The project brings together eight student services across the whole space with a mix of open plan office space with cellular offices and breakout spaces. There is a Changing Places facility on the ground floor and with the vertical link between the new building and the Arts School, the whole Student Services Centre is fully accessible.  There is a green and brown roof on the building to create a habitat for bees, birds and bats.  The brown roof has been created from leftover timber and all the roof tiles from the Art School as part of the biodiversity and sustainability of the site.

In the old/refurbished parts of the new Student Services Centre (some of which are Grade 2 Listed), spaces have been restored, repaired and new AV, lighting and telecoms installed.  Lecture Theatre A benching was cleaned with water and mechanical blinds have been discreetly fitted to the glass vaulted ceiling. In the Old Cavendish part the space has been stripped back to the original lab where famous discoveries were made.  This took 5 years, due to the removal of mercury, lead paint, radiation and asbestos.

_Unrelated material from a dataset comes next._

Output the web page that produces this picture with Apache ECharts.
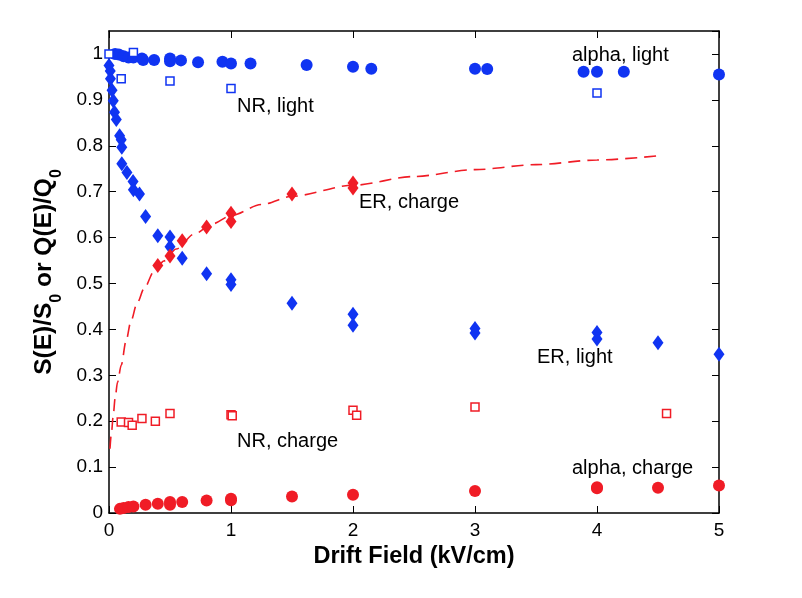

External works currently being carried out by the contractor, Kier Eastern, are due to be completed in June 2019.  However, the buildings were handed over on 27th February 2019. Following a 4 week fit out period of furniture, AV and ICT, the student services units started their decant to their new offices at the end of March 2019. From the start of the Easter term 2019 the Student Services Centre is now fully operational with an official opening by the Vice Chancellor on 14 May 2019.